-------- Data extract

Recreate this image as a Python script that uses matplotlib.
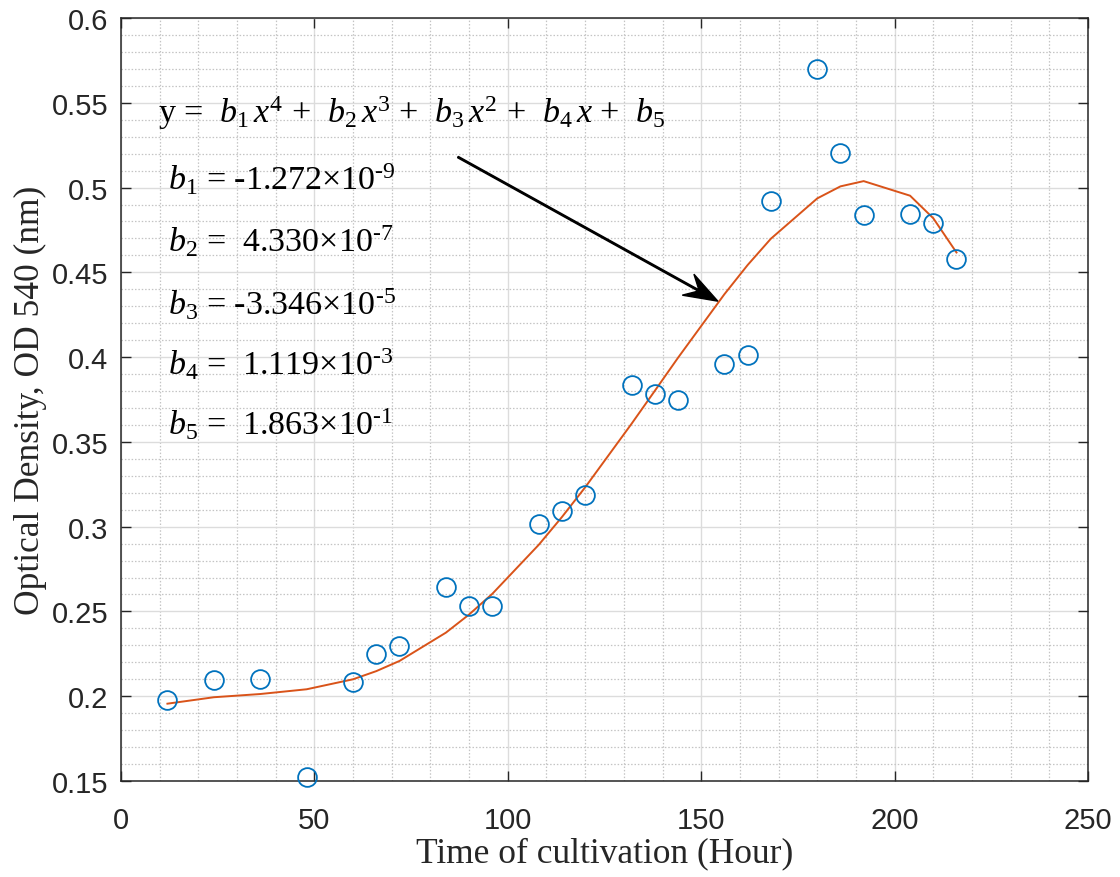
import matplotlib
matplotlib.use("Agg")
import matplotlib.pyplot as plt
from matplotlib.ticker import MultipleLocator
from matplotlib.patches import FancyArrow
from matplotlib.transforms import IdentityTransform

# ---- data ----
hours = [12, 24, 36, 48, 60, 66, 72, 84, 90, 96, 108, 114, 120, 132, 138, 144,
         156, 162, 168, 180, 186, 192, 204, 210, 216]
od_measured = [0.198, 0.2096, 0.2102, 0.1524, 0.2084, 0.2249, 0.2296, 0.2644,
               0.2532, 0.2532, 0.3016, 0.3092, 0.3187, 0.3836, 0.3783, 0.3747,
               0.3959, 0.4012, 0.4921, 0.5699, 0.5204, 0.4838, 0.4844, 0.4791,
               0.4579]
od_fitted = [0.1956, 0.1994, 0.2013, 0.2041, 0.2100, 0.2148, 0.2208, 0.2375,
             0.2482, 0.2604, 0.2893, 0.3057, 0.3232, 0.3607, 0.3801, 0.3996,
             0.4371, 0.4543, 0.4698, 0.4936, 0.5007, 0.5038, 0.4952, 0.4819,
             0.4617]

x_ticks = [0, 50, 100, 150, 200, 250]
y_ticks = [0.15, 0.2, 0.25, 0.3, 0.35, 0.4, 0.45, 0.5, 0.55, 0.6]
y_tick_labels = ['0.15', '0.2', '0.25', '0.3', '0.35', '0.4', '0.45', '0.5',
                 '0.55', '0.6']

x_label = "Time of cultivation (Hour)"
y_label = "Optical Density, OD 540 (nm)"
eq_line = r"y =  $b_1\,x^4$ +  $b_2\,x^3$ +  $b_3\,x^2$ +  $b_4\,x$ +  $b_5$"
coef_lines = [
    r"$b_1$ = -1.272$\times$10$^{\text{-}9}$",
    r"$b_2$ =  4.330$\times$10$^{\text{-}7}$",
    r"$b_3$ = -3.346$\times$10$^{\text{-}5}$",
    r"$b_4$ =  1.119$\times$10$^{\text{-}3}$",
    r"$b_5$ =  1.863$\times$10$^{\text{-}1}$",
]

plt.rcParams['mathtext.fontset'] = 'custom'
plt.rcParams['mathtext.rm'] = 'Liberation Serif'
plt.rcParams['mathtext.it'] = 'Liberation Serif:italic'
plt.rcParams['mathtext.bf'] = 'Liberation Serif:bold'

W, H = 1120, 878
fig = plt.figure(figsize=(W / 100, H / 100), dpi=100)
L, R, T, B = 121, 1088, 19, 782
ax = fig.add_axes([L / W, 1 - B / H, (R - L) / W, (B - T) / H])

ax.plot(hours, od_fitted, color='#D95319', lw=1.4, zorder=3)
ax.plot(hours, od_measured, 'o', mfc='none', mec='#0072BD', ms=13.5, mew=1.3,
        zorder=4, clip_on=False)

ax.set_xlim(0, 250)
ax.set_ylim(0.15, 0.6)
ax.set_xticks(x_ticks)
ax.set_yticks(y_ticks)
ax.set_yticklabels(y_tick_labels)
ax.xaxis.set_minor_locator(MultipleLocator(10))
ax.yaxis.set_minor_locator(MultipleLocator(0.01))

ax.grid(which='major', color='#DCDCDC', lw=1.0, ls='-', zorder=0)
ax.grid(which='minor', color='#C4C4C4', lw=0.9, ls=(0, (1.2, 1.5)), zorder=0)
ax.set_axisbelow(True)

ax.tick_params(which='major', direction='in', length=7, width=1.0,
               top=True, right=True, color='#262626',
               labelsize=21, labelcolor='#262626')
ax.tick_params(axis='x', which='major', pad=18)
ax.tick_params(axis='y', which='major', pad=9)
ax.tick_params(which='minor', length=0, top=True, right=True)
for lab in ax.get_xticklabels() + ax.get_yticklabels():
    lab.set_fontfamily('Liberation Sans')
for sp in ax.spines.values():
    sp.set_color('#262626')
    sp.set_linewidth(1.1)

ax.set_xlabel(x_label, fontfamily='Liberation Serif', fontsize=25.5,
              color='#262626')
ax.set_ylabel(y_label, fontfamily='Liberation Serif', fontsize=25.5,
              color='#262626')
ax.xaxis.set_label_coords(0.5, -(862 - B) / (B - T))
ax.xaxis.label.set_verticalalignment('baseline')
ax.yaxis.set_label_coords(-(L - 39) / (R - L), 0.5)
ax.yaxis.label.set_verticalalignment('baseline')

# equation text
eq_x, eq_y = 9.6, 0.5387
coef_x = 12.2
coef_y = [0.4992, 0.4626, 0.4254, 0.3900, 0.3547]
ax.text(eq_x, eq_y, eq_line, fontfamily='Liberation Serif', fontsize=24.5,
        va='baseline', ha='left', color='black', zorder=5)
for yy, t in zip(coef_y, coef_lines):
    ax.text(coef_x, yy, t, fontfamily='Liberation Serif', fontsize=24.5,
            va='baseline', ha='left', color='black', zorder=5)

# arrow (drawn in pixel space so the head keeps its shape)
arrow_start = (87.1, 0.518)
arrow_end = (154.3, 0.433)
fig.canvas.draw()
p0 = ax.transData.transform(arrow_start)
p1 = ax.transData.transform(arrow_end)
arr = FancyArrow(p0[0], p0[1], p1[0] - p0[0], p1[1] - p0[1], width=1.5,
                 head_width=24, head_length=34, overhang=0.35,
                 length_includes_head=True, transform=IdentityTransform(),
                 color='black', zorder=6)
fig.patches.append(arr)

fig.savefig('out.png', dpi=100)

----------------

*Short problem*.
Repeat the listing above up to and including the line with "from matplotlib.transforms import", starting from its first line. Drop any pictures.

*Solution below*.
Recreate this image as a Python script that uses matplotlib.
import matplotlib
matplotlib.use("Agg")
import matplotlib.pyplot as plt
from matplotlib.ticker import MultipleLocator
from matplotlib.patches import FancyArrow
from matplotlib.transforms import IdentityTransform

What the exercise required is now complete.